■ **Entries shown**
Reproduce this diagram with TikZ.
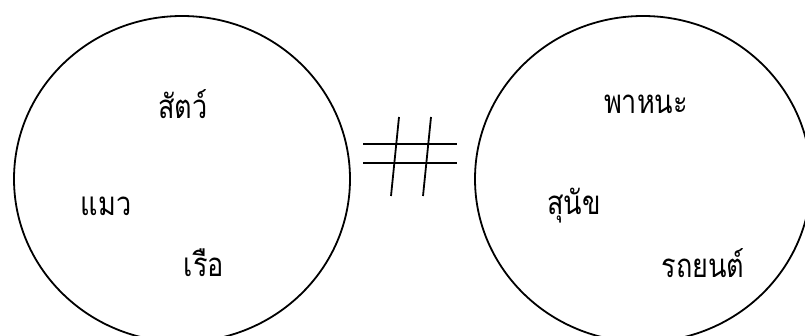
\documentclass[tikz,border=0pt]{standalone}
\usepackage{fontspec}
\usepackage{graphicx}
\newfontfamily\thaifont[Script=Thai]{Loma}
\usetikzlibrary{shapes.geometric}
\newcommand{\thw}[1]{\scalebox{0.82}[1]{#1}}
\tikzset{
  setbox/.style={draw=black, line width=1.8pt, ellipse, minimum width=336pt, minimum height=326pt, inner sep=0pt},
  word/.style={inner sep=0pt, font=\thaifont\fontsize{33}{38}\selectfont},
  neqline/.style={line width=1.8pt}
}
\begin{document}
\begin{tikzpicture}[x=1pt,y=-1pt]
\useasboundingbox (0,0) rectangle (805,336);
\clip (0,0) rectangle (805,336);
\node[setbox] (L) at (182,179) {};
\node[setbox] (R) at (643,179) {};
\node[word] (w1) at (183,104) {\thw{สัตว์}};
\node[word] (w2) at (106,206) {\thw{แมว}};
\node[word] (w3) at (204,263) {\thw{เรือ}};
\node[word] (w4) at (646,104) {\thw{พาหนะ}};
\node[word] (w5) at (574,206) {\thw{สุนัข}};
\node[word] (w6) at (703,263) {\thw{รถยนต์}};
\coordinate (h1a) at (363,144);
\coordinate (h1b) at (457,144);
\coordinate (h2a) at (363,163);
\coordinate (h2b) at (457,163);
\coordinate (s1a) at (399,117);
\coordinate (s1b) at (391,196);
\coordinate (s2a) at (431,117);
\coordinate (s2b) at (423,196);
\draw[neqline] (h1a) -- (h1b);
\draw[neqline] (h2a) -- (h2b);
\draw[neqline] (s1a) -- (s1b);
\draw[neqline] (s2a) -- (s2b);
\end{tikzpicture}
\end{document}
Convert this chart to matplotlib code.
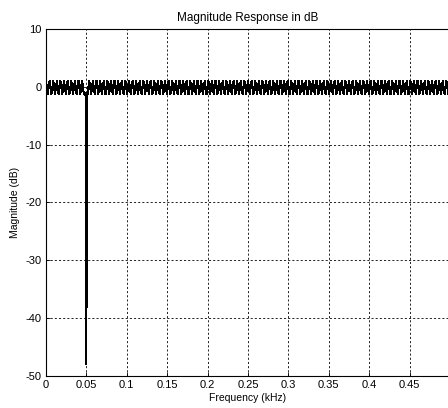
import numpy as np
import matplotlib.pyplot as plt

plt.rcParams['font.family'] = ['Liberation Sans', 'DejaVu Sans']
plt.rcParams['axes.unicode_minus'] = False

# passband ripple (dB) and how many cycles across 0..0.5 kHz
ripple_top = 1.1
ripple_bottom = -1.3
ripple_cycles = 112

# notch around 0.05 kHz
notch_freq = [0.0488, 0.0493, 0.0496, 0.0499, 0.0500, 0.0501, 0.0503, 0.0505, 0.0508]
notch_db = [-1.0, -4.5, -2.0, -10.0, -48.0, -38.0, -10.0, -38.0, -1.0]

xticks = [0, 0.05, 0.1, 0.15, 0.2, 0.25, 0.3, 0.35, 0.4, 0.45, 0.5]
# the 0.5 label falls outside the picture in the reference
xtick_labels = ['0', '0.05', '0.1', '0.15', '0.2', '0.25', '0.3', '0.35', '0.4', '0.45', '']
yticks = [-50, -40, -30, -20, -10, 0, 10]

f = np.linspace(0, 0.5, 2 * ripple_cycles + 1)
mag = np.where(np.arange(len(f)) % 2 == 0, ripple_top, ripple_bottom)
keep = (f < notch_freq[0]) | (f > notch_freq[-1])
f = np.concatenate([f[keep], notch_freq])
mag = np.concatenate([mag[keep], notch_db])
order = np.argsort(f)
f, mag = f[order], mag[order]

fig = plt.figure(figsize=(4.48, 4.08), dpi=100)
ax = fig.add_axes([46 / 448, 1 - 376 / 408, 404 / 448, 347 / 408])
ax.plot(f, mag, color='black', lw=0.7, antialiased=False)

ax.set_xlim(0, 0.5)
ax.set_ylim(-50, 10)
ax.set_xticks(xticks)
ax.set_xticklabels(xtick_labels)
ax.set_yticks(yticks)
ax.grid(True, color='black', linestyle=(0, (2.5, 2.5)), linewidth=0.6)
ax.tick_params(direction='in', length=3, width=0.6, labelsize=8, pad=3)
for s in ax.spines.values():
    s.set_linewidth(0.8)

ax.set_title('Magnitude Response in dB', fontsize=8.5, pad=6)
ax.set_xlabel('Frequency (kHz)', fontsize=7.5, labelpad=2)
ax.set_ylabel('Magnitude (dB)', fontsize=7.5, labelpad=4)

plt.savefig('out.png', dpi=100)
---
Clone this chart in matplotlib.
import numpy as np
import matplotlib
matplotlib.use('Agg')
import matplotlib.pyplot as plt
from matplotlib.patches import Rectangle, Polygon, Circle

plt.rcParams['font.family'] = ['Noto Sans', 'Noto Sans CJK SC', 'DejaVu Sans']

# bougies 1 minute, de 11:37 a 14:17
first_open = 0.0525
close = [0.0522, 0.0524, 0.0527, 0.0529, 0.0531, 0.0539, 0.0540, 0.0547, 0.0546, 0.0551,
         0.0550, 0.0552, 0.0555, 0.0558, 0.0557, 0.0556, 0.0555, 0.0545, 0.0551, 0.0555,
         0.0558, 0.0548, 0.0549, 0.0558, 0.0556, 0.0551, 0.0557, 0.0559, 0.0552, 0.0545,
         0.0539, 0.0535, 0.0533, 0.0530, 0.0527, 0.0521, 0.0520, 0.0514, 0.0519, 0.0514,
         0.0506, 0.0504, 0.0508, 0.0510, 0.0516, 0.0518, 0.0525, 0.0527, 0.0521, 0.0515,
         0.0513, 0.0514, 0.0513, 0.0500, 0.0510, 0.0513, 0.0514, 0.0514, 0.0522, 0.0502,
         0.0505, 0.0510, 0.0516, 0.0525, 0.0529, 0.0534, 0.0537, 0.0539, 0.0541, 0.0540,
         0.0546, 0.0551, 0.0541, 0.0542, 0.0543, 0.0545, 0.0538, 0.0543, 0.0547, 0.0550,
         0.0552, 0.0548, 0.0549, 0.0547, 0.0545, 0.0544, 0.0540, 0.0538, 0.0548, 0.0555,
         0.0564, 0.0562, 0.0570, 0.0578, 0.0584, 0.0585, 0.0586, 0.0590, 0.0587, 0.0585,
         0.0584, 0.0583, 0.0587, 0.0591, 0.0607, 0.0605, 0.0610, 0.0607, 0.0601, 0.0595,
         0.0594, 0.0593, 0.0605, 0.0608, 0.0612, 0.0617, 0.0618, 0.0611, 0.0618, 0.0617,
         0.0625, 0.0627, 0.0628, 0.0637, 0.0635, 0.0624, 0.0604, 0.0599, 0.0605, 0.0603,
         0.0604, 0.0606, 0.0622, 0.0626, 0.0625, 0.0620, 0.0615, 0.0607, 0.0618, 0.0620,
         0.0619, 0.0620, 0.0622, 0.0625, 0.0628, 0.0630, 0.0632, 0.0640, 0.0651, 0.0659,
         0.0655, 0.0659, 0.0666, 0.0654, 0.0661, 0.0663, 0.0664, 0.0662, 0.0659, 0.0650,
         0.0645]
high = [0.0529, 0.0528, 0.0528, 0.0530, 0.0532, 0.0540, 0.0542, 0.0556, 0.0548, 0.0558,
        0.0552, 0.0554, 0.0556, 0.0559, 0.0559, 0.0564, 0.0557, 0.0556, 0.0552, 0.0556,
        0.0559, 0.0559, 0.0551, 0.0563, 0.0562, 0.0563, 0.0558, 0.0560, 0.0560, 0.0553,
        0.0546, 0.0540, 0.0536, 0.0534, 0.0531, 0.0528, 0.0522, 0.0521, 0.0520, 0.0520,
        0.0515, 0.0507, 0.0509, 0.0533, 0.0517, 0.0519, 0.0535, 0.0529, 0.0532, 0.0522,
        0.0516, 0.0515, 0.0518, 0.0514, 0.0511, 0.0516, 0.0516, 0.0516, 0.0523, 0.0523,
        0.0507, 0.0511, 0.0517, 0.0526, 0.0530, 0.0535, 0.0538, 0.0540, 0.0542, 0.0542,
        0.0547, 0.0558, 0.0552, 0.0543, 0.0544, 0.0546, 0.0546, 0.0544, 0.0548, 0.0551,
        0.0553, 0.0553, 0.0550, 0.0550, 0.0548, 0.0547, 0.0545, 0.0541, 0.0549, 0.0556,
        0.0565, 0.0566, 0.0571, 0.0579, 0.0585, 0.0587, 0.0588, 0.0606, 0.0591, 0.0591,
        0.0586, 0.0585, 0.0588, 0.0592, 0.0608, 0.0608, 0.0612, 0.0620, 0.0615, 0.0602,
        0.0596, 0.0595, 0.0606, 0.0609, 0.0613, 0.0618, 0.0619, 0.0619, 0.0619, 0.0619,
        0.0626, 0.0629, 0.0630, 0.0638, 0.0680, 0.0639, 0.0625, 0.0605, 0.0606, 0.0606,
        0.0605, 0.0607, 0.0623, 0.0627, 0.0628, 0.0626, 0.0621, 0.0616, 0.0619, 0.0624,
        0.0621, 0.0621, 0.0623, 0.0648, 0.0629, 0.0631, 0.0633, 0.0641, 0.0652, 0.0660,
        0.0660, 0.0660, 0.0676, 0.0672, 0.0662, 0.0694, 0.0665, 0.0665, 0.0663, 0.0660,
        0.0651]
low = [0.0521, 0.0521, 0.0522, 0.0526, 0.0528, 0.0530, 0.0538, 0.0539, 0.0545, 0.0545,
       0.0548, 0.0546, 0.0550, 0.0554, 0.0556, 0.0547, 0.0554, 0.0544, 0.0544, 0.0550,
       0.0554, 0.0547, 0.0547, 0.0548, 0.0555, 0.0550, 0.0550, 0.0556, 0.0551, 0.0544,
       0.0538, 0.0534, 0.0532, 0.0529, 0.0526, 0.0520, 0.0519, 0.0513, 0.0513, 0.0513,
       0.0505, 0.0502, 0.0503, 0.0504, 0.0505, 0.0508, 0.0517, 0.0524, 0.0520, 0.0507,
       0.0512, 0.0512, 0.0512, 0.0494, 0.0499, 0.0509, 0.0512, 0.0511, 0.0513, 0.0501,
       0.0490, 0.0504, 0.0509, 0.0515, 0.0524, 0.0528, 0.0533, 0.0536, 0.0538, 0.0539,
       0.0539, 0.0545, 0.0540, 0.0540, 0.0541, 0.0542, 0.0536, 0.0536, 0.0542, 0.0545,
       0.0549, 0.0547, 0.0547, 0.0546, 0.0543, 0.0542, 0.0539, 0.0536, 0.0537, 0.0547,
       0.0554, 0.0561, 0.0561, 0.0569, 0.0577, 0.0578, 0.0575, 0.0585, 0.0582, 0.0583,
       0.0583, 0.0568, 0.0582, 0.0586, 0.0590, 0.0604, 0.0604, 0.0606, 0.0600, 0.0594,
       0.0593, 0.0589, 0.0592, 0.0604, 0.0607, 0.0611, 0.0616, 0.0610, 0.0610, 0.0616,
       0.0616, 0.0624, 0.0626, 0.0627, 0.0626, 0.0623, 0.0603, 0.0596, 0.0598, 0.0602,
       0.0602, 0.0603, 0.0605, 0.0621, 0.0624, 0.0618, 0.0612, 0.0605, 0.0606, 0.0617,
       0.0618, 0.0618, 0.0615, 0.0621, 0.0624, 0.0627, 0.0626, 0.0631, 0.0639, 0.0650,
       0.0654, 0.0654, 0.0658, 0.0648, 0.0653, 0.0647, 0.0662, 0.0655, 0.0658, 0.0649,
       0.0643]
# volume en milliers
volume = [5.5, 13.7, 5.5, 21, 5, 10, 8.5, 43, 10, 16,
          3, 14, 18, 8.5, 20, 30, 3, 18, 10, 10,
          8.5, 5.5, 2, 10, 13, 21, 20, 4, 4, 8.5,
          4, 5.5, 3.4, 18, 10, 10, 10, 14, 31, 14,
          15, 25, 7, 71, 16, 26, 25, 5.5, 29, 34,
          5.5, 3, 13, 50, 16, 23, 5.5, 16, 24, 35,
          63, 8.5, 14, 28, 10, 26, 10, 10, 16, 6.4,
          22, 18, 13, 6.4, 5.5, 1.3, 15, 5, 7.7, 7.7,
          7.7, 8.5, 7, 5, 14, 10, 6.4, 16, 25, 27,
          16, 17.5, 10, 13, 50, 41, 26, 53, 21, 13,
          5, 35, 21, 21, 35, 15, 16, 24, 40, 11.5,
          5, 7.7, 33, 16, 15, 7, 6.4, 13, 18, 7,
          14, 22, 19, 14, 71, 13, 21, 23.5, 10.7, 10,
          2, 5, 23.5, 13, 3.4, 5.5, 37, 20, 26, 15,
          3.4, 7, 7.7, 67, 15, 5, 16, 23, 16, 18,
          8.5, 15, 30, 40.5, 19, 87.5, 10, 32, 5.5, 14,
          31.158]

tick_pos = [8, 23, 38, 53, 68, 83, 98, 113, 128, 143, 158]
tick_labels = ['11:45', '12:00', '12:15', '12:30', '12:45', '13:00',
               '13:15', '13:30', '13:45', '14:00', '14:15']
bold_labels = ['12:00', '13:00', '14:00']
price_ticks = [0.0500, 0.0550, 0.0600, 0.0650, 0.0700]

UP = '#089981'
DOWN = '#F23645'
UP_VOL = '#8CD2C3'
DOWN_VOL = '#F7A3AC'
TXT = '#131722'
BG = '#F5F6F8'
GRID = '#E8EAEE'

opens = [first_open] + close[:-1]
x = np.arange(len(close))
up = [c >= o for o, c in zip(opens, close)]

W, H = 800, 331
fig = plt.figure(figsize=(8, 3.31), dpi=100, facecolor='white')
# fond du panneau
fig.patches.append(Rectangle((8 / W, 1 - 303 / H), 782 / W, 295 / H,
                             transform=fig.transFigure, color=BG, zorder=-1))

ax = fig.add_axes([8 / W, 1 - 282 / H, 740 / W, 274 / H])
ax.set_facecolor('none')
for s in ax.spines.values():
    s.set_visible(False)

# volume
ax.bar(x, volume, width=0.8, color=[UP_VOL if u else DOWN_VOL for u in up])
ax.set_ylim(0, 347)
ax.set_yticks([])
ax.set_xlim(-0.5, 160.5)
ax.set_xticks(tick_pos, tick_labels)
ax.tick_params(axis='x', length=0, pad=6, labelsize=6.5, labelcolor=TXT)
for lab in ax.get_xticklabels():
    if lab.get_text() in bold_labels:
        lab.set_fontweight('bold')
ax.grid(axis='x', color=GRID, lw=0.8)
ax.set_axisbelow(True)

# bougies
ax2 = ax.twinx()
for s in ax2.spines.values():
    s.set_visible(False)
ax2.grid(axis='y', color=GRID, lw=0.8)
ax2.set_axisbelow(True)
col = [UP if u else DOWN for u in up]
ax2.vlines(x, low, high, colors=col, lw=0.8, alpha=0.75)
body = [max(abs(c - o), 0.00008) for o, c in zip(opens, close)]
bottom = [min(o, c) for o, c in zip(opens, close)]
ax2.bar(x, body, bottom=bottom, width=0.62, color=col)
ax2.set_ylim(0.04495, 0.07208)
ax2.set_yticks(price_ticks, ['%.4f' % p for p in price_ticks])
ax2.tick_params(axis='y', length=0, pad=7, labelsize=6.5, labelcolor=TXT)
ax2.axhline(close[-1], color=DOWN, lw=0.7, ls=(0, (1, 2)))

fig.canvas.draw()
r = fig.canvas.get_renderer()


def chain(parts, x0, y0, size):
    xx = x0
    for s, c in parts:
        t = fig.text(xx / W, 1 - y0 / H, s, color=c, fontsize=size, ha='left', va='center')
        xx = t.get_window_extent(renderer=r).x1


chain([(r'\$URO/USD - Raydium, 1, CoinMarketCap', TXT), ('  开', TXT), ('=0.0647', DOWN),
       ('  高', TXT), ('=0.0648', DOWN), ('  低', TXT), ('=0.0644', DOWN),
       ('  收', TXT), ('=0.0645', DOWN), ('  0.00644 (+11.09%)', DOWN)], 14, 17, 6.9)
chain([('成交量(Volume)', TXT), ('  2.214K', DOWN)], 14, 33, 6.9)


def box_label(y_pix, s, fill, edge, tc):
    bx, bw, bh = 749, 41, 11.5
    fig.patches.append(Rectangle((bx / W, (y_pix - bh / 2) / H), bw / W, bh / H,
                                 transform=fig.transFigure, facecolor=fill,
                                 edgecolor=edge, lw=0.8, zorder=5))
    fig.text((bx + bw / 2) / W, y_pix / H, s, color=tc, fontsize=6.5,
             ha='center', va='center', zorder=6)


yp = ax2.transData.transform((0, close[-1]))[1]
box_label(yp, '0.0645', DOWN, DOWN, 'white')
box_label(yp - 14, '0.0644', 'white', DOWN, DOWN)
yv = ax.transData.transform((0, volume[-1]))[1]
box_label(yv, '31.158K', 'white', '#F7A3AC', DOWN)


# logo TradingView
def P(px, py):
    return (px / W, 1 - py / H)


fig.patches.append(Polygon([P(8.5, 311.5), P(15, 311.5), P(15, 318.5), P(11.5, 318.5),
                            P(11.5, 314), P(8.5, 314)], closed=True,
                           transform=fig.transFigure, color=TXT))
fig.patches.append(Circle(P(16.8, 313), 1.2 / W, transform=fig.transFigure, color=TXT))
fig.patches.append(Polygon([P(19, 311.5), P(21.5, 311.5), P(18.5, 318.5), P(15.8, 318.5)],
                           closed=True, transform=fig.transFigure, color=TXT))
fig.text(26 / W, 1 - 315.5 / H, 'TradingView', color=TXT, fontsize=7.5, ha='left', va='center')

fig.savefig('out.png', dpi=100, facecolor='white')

■ **Exercise description**
Each line from the line containing "Clone this chart in matplotlib." through the line containing "plt.rcParams['font.family'] = ['Noto" is to be transcribed exactly, and no other line.

■ **Exercise output**
Clone this chart in matplotlib.
import numpy as np
import matplotlib
matplotlib.use('Agg')
import matplotlib.pyplot as plt
from matplotlib.patches import Rectangle, Polygon, Circle

plt.rcParams['font.family'] = ['Noto Sans', 'Noto Sans CJK SC', 'DejaVu Sans']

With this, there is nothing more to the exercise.